- TASK INSTRUCTIONS -
Pictures within the data are to be left out; everything else must be reproduced exactly.

- DATASET EXTRACT -

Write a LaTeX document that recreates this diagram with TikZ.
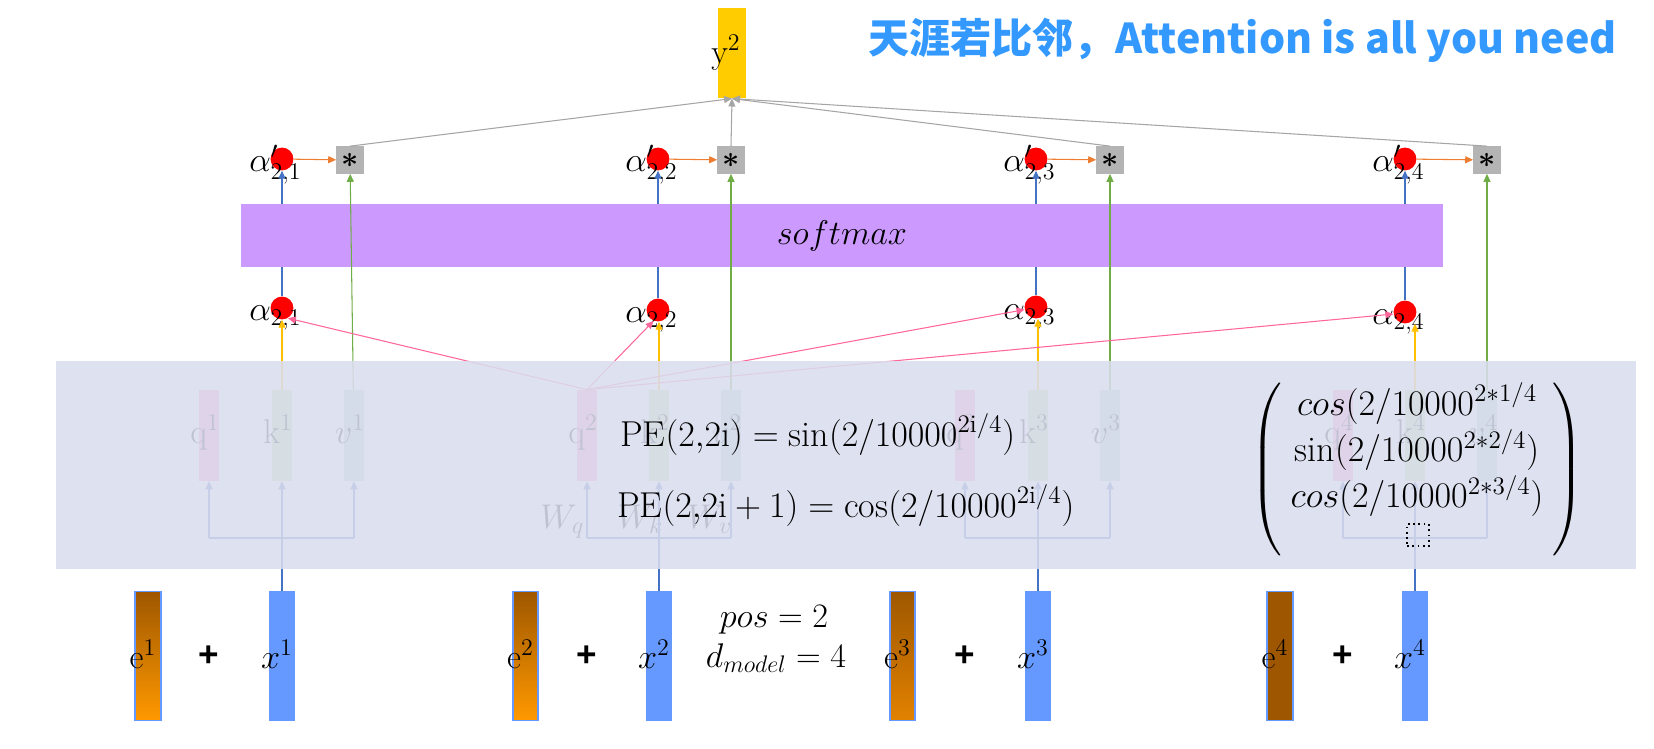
\RequirePackage{fix-cm}
\documentclass[tikz,border=0pt]{standalone}
\usepackage{fontspec}
\usepackage{amsmath, amssymb}
\usepackage{tikz}
\usetikzlibrary{positioning,arrows.meta,calc}
\newfontfamily\cjkfont{Noto Sans CJK SC}
\newfontfamily\plusfont{Liberation Sans}

\definecolor{arrblue}{RGB}{68,114,196}
\definecolor{arrorange}{RGB}{237,125,49}
\definecolor{arrgreen}{RGB}{112,173,71}
\definecolor{arryellow}{RGB}{255,192,0}
\definecolor{arrpink}{RGB}{255,102,153}
\definecolor{arrgray}{RGB}{165,165,165}
\definecolor{mulgray}{RGB}{180,180,180}
\definecolor{smpurple}{RGB}{204,153,255}
\definecolor{pebox}{RGB}{218,221,238}
\definecolor{xblue}{RGB}{102,153,255}
\definecolor{ybar}{RGB}{255,204,0}
\definecolor{ebrown}{RGB}{158,87,0}
\definecolor{eorange}{RGB}{255,153,0}
\definecolor{emid}{RGB}{226,130,0}
\definecolor{titleblue}{RGB}{51,153,255}
\definecolor{qpink}{RGB}{255,140,200}
\definecolor{kgreen}{RGB}{190,230,150}
\definecolor{vteal}{RGB}{170,215,200}

\begin{document}
\begin{tikzpicture}[
  x=0.02cm, y=-0.02cm,
  font=\fontsize{19.5}{23}\selectfont, >={Triangle[length=4.5pt, width=4pt]},
  dot/.style={circle, fill=red, minimum size=13pt, inner sep=0pt},
  mul/.style={fill=mulgray, minimum width=15.4pt, minimum height=15.4pt, inner sep=0pt, font=\fontsize{17}{19}\selectfont\boldmath},
  col/.style={minimum width=11.4pt, minimum height=51.8pt, inner sep=0pt},
  vecbar/.style={minimum width=14.6pt, minimum height=73.5pt, inner sep=0pt},
  lbl/.style={anchor=base west, inner sep=0pt},
  pefont/.style={font=\fontsize{20.5}{24}\selectfont},
  arr/.style={->, line width=0.6pt},
]
\useasboundingbox (0,0) rectangle (1654,748);

\node[fill=ybar, minimum width=16.2pt, minimum height=51.5pt, inner sep=0pt] (y2) at (732,53) {};
\node[lbl] (y2lbl) at (711,63) {$\mathrm{y}^2$};
\node[lbl, text=titleblue, font=\fontsize{23.4}{27}\selectfont\cjkfont\bfseries] (title) at (868,53)
  {天涯若比邻，Attention is all you need};

\foreach \i/\c/\ay/\q/\k/\v/\s/\e/\eb in {
    1/282/308/209/282/354/350/148/eorange,
    2/658/310/587/659/731/731/525.5/eorange,
    3/1036/307/965/1038/1110/1110/902.5/emid,
    4/1405/312/1343/1415/1487/1487/1280/ebrown}{
  \node[dot] (a\i) at (\c,\ay) {};
  \node[dot] (b\i) at (\c,159) {};
  \node[lbl] (la\i) at ($(a\i)+(-33,12)$) {$\alpha_{2{,}\i}$};
  \node[lbl] (lb\i) at ($(b\i)+(-33,12)$) {$\alpha'_{2{,}\i}$};
  \node[mul] (s\i) at (\s,160) {$\ast$};
  \draw[arr, arrblue] (a\i) -- (b\i);

  \node[col, fill=qpink] (q\i) at (\q,435.5) {};
  \node[col, fill=kgreen] (k\i) at (\k,435.5) {};
  \node[col, fill=vteal] (v\i) at (\v,435.5) {};
  \node[lbl, anchor=base] (lq\i) at ($(q\i)+(-4,7.5)$) {$\mathrm{q}^{\i}$};
  \node[lbl, anchor=base] (lk\i) at ($(k\i)+(-4,7.5)$) {$\mathrm{k}^{\i}$};
  \node[lbl, anchor=base] (lv\i) at ($(v\i)+(-4,7.5)$) {$v^{\i}$};
  \coordinate (br\i) at (\k,538);

  \node[vecbar, draw=xblue, line width=1pt, top color=ebrown, bottom color=\eb] (e\i) at (\e,656) {};
  \node[vecbar, fill=xblue] (x\i) at (\k,656) {};
  \node[lbl, anchor=base] (le\i) at ($(e\i)+(-5,12)$) {$\mathrm{e}^{\i}$};
  \node[lbl, anchor=base] (lx\i) at ($(x\i)+(-5,12)$) {$x^{\i}$};
  \node[font=\fontsize{20}{22}\selectfont\plusfont\bfseries] (p\i) at (\q,656) {+};
}

\node[fill=smpurple, minimum width=684pt, minimum height=35.8pt, inner sep=0pt] (sm) at (842,235.5) {$softmax$};

\node[lbl] (wq) at (540,528) {$W_q$};
\node[lbl] (wk) at (617,528) {$W_k$};
\node[lbl] (wv) at (687,528) {$W_v$};

\foreach \i in {1,...,4}{
  \draw[arr, arrgreen] (v\i) -- (s\i);
  \draw[arr, arryellow] (k\i) -- (k\i |- a\i.south);
  \draw[line width=0.6pt, arrblue] (x\i) -- (br\i);
  \draw[line width=0.6pt, arrblue] (q\i |- br\i) -- (v\i |- br\i);
  \draw[arr, arrblue] (br\i) -- (k\i);
  \draw[arr, arrblue] (q\i |- br\i) -- (q\i);
  \draw[arr, arrblue] (v\i |- br\i) -- (v\i);
  \draw[arr, arrorange] (b\i) -- (s\i);
  \draw[arr, arrgray] (s\i.north) -- (y2.south);
}
\draw[arr, arrpink] (q2.north) -- (a1.-60);
\draw[arr, arrpink] (q2.north) -- (a2.-112);
\draw[arr, arrpink] (q2.north) -- (a3.193);
\draw[arr, arrpink] (q2.north) -- (a4.190);

\fill[pebox, fill opacity=0.88] (56,361) rectangle (1636,569);

\node[lbl, pefont] (pe1) at (620,446) {$\mathrm{PE}(2{,}2\mathrm{i}) = \sin(2/10000^{2\mathrm{i}/4})$};
\node[lbl, pefont] (pe2) at (617,517) {$\mathrm{PE}(2{,}2\mathrm{i}+1) = \cos(2/10000^{2\mathrm{i}/4})$};
\node[inner sep=0pt, pefont] (pevec) at (1417,469)
  {$\renewcommand{\arraystretch}{1.1}\left(\begin{array}{c}
     cos(2/10000^{2*1/4}\\
     \sin(2/10000^{2*2/4})\\
     cos(2/10000^{2*3/4})\\[-7.2pt]
     \mathstrut
   \end{array}\right)$};
\node[draw, dotted, line width=1pt, minimum width=12.5pt, minimum height=12.5pt, inner sep=0pt] (slot) at (1418,535) {};

\node[lbl, anchor=base] (pos) at (774,627) {$pos = 2$};
\node[lbl, anchor=base] (dm) at (776,667) {$d_{model} = 4$};
\end{tikzpicture}
\end{document}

- RESULT OF THIS TASK -
Write a LaTeX document that recreates this diagram with TikZ.
\RequirePackage{fix-cm}
\documentclass[tikz,border=0pt]{standalone}
\usepackage{fontspec}
\usepackage{amsmath, amssymb}
\usepackage{tikz}
\usetikzlibrary{positioning,arrows.meta,calc}
\newfontfamily\cjkfont{Noto Sans CJK SC}
\newfontfamily\plusfont{Liberation Sans}

\definecolor{arrblue}{RGB}{68,114,196}
\definecolor{arrorange}{RGB}{237,125,49}
\definecolor{arrgreen}{RGB}{112,173,71}
\definecolor{arryellow}{RGB}{255,192,0}
\definecolor{arrpink}{RGB}{255,102,153}
\definecolor{arrgray}{RGB}{165,165,165}
\definecolor{mulgray}{RGB}{180,180,180}
\definecolor{smpurple}{RGB}{204,153,255}
\definecolor{pebox}{RGB}{218,221,238}
\definecolor{xblue}{RGB}{102,153,255}
\definecolor{ybar}{RGB}{255,204,0}
\definecolor{ebrown}{RGB}{158,87,0}
\definecolor{eorange}{RGB}{255,153,0}
\definecolor{emid}{RGB}{226,130,0}
\definecolor{titleblue}{RGB}{51,153,255}
\definecolor{qpink}{RGB}{255,140,200}
\definecolor{kgreen}{RGB}{190,230,150}
\definecolor{vteal}{RGB}{170,215,200}

\begin{document}
\begin{tikzpicture}[
  x=0.02cm, y=-0.02cm,
  font=\fontsize{19.5}{23}\selectfont, >={Triangle[length=4.5pt, width=4pt]},
  dot/.style={circle, fill=red, minimum size=13pt, inner sep=0pt},
  mul/.style={fill=mulgray, minimum width=15.4pt, minimum height=15.4pt, inner sep=0pt, font=\fontsize{17}{19}\selectfont\boldmath},
  col/.style={minimum width=11.4pt, minimum height=51.8pt, inner sep=0pt},
  vecbar/.style={minimum width=14.6pt, minimum height=73.5pt, inner sep=0pt},
  lbl/.style={anchor=base west, inner sep=0pt},
  pefont/.style={font=\fontsize{20.5}{24}\selectfont},
  arr/.style={->, line width=0.6pt},
]
\useasboundingbox (0,0) rectangle (1654,748);

\node[fill=ybar, minimum width=16.2pt, minimum height=51.5pt, inner sep=0pt] (y2) at (732,53) {};
\node[lbl] (y2lbl) at (711,63) {$\mathrm{y}^2$};
\node[lbl, text=titleblue, font=\fontsize{23.4}{27}\selectfont\cjkfont\bfseries] (title) at (868,53)
  {天涯若比邻，Attention is all you need};

\foreach \i/\c/\ay/\q/\k/\v/\s/\e/\eb in {
    1/282/308/209/282/354/350/148/eorange,
    2/658/310/587/659/731/731/525.5/eorange,
    3/1036/307/965/1038/1110/1110/902.5/emid,
    4/1405/312/1343/1415/1487/1487/1280/ebrown}{
  \node[dot] (a\i) at (\c,\ay) {};
  \node[dot] (b\i) at (\c,159) {};
  \node[lbl] (la\i) at ($(a\i)+(-33,12)$) {$\alpha_{2{,}\i}$};
  \node[lbl] (lb\i) at ($(b\i)+(-33,12)$) {$\alpha'_{2{,}\i}$};
  \node[mul] (s\i) at (\s,160) {$\ast$};
  \draw[arr, arrblue] (a\i) -- (b\i);

  \node[col, fill=qpink] (q\i) at (\q,435.5) {};
  \node[col, fill=kgreen] (k\i) at (\k,435.5) {};
  \node[col, fill=vteal] (v\i) at (\v,435.5) {};
  \node[lbl, anchor=base] (lq\i) at ($(q\i)+(-4,7.5)$) {$\mathrm{q}^{\i}$};
  \node[lbl, anchor=base] (lk\i) at ($(k\i)+(-4,7.5)$) {$\mathrm{k}^{\i}$};
  \node[lbl, anchor=base] (lv\i) at ($(v\i)+(-4,7.5)$) {$v^{\i}$};
  \coordinate (br\i) at (\k,538);

  \node[vecbar, draw=xblue, line width=1pt, top color=ebrown, bottom color=\eb] (e\i) at (\e,656) {};
  \node[vecbar, fill=xblue] (x\i) at (\k,656) {};
  \node[lbl, anchor=base] (le\i) at ($(e\i)+(-5,12)$) {$\mathrm{e}^{\i}$};
  \node[lbl, anchor=base] (lx\i) at ($(x\i)+(-5,12)$) {$x^{\i}$};
  \node[font=\fontsize{20}{22}\selectfont\plusfont\bfseries] (p\i) at (\q,656) {+};
}

\node[fill=smpurple, minimum width=684pt, minimum height=35.8pt, inner sep=0pt] (sm) at (842,235.5) {$softmax$};

\node[lbl] (wq) at (540,528) {$W_q$};
\node[lbl] (wk) at (617,528) {$W_k$};
\node[lbl] (wv) at (687,528) {$W_v$};

\foreach \i in {1,...,4}{
  \draw[arr, arrgreen] (v\i) -- (s\i);
  \draw[arr, arryellow] (k\i) -- (k\i |- a\i.south);
  \draw[line width=0.6pt, arrblue] (x\i) -- (br\i);
  \draw[line width=0.6pt, arrblue] (q\i |- br\i) -- (v\i |- br\i);
  \draw[arr, arrblue] (br\i) -- (k\i);
  \draw[arr, arrblue] (q\i |- br\i) -- (q\i);
  \draw[arr, arrblue] (v\i |- br\i) -- (v\i);
  \draw[arr, arrorange] (b\i) -- (s\i);
  \draw[arr, arrgray] (s\i.north) -- (y2.south);
}
\draw[arr, arrpink] (q2.north) -- (a1.-60);
\draw[arr, arrpink] (q2.north) -- (a2.-112);
\draw[arr, arrpink] (q2.north) -- (a3.193);
\draw[arr, arrpink] (q2.north) -- (a4.190);

\fill[pebox, fill opacity=0.88] (56,361) rectangle (1636,569);

\node[lbl, pefont] (pe1) at (620,446) {$\mathrm{PE}(2{,}2\mathrm{i}) = \sin(2/10000^{2\mathrm{i}/4})$};
\node[lbl, pefont] (pe2) at (617,517) {$\mathrm{PE}(2{,}2\mathrm{i}+1) = \cos(2/10000^{2\mathrm{i}/4})$};
\node[inner sep=0pt, pefont] (pevec) at (1417,469)
  {$\renewcommand{\arraystretch}{1.1}\left(\begin{array}{c}
     cos(2/10000^{2*1/4}\\
     \sin(2/10000^{2*2/4})\\
     cos(2/10000^{2*3/4})\\[-7.2pt]
     \mathstrut
   \end{array}\right)$};
\node[draw, dotted, line width=1pt, minimum width=12.5pt, minimum height=12.5pt, inner sep=0pt] (slot) at (1418,535) {};

\node[lbl, anchor=base] (pos) at (774,627) {$pos = 2$};
\node[lbl, anchor=base] (dm) at (776,667) {$d_{model} = 4$};
\end{tikzpicture}
\end{document}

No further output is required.